#### Written exercise:
Below are the records; give again exactly the lines from the one containing "Convert this chart" through the one containing "const yTickValues = [0, 10, 20, 30, 40, 50, 60];", leaving out pictures.

#### Input:
_ _ _ _ _ _ _
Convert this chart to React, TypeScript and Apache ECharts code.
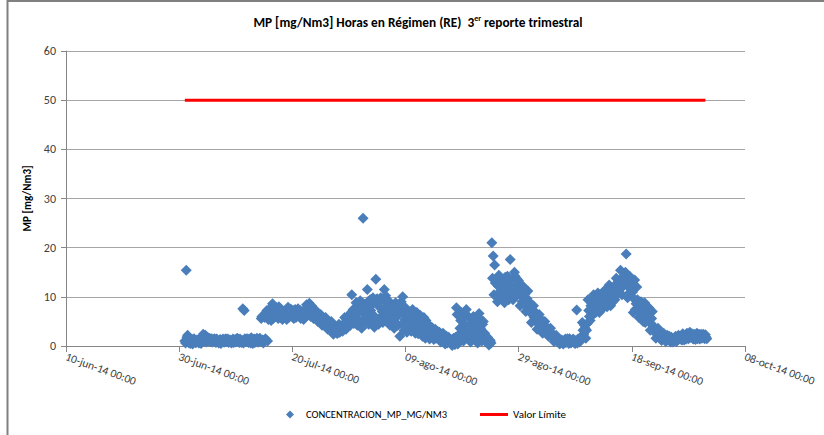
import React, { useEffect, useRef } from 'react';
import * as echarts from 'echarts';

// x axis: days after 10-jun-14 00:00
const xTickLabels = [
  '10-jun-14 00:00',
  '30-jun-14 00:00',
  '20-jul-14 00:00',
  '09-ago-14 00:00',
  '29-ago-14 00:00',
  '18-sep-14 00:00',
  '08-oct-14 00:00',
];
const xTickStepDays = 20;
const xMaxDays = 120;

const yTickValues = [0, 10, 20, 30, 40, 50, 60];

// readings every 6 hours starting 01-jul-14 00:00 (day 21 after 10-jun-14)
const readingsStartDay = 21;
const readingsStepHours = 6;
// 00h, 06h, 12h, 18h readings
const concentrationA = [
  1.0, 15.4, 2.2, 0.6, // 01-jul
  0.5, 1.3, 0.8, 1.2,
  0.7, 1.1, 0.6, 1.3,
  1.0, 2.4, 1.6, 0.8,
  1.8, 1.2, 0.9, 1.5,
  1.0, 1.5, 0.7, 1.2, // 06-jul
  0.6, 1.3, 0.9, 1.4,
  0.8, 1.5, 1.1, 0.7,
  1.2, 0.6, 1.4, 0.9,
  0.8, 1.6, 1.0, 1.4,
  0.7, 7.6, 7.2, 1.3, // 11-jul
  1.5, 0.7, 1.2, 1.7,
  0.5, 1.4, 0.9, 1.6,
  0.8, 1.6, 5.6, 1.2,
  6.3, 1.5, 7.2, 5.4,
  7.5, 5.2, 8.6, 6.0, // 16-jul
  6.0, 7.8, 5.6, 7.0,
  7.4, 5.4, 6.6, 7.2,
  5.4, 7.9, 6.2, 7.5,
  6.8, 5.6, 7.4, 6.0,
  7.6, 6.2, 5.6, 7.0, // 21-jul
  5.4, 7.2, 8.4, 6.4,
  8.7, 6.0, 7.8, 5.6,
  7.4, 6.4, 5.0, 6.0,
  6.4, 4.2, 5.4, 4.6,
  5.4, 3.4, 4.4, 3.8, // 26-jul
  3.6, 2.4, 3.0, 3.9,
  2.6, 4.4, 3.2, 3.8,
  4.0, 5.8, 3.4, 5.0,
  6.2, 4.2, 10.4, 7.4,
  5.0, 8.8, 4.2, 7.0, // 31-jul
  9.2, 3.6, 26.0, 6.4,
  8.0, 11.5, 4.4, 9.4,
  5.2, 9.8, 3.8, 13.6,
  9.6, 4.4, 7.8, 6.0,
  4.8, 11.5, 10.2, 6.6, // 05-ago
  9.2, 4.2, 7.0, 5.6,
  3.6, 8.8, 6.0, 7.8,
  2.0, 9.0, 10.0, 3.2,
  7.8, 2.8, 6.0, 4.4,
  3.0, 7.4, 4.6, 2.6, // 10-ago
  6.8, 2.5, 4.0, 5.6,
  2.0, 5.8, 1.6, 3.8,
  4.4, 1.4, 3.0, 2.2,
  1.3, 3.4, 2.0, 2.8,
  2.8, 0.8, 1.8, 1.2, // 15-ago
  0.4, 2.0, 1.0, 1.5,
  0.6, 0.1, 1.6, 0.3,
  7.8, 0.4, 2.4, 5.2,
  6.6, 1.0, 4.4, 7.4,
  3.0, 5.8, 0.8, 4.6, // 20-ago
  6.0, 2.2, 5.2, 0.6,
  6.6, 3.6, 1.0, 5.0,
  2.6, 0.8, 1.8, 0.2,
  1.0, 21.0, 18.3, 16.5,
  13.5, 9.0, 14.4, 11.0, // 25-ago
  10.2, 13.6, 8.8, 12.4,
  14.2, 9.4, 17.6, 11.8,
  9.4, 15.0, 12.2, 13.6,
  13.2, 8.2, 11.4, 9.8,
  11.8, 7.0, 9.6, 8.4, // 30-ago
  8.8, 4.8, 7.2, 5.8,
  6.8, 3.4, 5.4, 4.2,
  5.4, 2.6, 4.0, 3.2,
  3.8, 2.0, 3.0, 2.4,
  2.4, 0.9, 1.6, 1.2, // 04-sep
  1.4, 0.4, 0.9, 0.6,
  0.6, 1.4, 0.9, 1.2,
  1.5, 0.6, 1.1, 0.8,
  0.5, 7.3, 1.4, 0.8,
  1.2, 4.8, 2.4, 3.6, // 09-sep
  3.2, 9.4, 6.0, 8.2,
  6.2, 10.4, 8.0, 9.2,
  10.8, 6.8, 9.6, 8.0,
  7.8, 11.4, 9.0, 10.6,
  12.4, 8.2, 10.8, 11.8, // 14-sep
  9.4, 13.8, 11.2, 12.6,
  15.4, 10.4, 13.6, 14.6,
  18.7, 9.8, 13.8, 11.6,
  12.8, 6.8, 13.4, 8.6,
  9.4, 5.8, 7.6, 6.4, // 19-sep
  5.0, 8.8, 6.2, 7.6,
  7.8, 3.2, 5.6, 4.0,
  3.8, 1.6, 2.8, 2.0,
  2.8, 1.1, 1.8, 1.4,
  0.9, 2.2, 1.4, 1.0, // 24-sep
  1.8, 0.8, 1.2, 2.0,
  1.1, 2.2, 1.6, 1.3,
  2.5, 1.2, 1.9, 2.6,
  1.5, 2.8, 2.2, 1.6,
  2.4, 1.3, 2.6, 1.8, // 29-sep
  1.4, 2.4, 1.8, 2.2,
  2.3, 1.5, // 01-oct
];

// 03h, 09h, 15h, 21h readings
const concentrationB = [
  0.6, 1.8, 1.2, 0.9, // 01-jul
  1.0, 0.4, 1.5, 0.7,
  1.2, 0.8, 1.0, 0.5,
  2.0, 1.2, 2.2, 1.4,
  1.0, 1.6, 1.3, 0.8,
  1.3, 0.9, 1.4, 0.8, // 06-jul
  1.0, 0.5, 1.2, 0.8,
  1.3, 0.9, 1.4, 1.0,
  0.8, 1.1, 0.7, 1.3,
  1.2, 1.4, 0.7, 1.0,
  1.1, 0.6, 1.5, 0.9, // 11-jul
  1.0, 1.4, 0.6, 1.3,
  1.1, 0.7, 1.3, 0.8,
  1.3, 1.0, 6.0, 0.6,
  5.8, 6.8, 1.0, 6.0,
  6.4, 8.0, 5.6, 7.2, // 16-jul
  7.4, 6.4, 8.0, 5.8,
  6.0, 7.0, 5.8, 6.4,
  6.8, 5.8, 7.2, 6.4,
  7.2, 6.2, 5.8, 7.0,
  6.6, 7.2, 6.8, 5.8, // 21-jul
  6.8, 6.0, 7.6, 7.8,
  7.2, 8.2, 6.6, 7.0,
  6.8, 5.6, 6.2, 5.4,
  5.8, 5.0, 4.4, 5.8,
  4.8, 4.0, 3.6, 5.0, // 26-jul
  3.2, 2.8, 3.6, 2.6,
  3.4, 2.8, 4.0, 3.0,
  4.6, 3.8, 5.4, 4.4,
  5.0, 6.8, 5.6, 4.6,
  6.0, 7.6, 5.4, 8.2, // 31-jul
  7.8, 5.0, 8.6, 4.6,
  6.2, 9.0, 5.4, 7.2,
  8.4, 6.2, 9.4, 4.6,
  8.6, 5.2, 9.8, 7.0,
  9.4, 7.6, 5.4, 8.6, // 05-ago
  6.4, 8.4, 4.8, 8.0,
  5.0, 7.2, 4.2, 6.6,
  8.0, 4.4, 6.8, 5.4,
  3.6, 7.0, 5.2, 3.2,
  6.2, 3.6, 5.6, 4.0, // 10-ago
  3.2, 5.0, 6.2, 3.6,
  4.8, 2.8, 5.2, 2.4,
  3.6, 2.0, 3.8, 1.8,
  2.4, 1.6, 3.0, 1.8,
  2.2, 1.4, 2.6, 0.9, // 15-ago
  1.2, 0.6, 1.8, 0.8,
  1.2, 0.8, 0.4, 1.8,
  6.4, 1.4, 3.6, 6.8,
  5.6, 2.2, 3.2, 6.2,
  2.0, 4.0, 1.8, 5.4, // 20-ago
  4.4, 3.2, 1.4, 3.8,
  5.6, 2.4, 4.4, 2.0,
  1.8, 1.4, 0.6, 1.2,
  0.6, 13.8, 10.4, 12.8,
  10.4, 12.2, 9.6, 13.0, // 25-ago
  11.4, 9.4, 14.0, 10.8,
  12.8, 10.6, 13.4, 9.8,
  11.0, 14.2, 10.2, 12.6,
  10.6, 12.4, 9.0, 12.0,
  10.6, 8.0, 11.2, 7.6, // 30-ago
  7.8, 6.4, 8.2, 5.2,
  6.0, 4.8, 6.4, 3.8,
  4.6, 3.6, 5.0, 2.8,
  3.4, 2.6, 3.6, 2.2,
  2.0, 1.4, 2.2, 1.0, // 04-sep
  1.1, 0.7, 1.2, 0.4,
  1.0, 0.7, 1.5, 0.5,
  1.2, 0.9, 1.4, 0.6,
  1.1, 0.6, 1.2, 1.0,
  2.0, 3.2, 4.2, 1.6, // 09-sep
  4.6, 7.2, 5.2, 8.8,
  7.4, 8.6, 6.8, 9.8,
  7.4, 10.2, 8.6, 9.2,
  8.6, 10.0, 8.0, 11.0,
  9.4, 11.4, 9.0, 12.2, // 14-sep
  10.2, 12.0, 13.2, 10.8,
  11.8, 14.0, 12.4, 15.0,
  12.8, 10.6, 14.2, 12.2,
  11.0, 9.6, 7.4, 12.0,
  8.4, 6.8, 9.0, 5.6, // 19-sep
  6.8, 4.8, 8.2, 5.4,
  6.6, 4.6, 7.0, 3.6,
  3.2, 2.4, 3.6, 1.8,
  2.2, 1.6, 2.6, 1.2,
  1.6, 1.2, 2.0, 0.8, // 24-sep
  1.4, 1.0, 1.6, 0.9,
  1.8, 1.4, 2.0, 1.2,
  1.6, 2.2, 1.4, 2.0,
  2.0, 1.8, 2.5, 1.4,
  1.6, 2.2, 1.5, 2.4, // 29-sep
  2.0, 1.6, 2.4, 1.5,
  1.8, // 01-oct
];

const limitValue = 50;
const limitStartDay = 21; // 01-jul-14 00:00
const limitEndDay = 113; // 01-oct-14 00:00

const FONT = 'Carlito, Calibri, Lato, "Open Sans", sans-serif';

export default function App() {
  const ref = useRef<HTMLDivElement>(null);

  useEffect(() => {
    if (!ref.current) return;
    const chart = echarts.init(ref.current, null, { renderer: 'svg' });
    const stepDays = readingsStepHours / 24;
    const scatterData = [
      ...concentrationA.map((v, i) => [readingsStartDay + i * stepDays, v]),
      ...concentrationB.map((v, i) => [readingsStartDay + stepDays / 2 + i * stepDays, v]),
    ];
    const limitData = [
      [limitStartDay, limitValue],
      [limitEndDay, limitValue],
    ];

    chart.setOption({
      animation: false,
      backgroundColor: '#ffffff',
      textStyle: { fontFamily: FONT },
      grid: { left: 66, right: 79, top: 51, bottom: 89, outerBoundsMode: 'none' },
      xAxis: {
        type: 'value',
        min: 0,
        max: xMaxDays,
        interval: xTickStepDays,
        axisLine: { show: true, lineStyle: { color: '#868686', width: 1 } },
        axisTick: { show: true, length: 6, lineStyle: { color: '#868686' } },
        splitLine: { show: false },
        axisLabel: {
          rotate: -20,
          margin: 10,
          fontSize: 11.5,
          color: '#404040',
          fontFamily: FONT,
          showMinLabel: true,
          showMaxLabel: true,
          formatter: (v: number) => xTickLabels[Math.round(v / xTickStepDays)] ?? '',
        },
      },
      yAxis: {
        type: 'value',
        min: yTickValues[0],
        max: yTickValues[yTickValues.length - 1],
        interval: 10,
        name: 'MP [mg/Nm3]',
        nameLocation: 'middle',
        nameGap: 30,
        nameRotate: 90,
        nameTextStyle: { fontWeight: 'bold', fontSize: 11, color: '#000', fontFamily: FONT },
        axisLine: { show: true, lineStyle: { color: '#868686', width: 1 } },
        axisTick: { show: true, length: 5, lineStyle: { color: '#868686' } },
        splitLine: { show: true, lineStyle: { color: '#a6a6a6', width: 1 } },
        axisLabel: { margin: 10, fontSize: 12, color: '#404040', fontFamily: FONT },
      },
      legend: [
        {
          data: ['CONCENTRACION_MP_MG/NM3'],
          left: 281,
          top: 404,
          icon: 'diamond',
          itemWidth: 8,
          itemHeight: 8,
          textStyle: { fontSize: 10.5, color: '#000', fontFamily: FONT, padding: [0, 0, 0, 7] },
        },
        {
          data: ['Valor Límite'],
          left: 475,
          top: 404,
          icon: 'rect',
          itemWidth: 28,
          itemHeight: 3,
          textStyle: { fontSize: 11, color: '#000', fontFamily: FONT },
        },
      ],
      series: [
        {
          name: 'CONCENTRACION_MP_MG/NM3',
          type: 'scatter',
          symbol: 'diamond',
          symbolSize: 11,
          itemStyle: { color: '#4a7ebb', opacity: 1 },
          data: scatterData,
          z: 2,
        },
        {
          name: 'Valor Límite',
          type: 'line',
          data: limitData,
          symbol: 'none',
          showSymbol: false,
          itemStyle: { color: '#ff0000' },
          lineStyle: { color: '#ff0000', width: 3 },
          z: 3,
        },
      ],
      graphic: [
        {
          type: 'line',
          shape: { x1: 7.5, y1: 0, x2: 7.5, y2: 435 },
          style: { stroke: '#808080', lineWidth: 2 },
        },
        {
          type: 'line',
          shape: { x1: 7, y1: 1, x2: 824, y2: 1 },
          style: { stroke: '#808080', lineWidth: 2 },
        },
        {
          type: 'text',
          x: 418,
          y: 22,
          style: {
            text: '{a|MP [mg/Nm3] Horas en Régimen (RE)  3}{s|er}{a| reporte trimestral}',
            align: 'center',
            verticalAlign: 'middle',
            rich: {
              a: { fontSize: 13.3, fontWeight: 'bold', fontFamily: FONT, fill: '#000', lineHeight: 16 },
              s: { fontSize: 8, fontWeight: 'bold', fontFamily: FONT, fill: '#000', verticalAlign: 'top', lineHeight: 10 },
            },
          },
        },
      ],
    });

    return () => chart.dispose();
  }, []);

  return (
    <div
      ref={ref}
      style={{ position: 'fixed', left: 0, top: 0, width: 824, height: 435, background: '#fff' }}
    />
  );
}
_ _ _ _ _ _ _
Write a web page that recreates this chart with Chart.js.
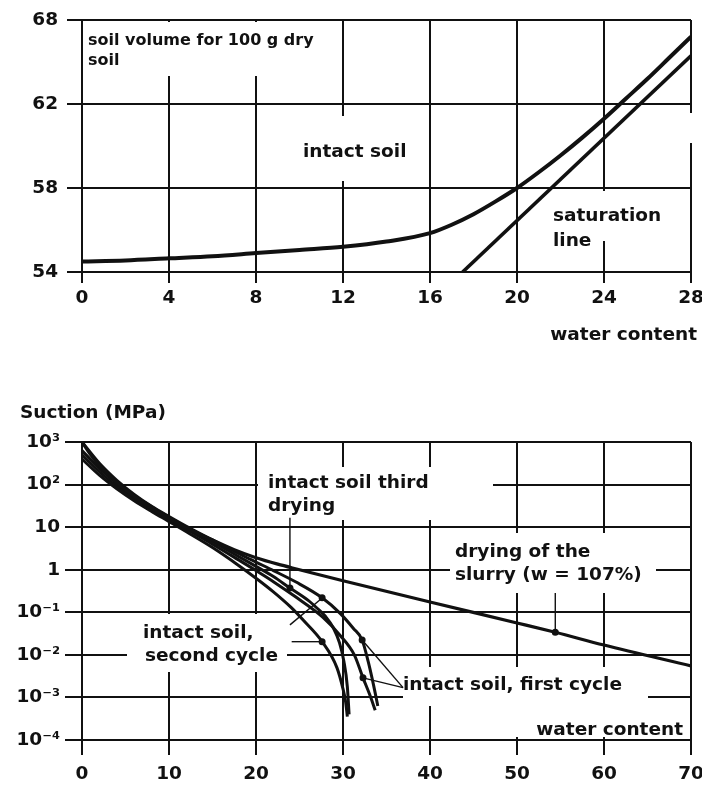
_ _ _ _ _ _ _
#### The answer:
Convert this chart to React, TypeScript and Apache ECharts code.
import React, { useEffect, useRef } from 'react';
import * as echarts from 'echarts';

// x axis: days after 10-jun-14 00:00
const xTickLabels = [
  '10-jun-14 00:00',
  '30-jun-14 00:00',
  '20-jul-14 00:00',
  '09-ago-14 00:00',
  '29-ago-14 00:00',
  '18-sep-14 00:00',
  '08-oct-14 00:00',
];
const xTickStepDays = 20;
const xMaxDays = 120;

const yTickValues = [0, 10, 20, 30, 40, 50, 60];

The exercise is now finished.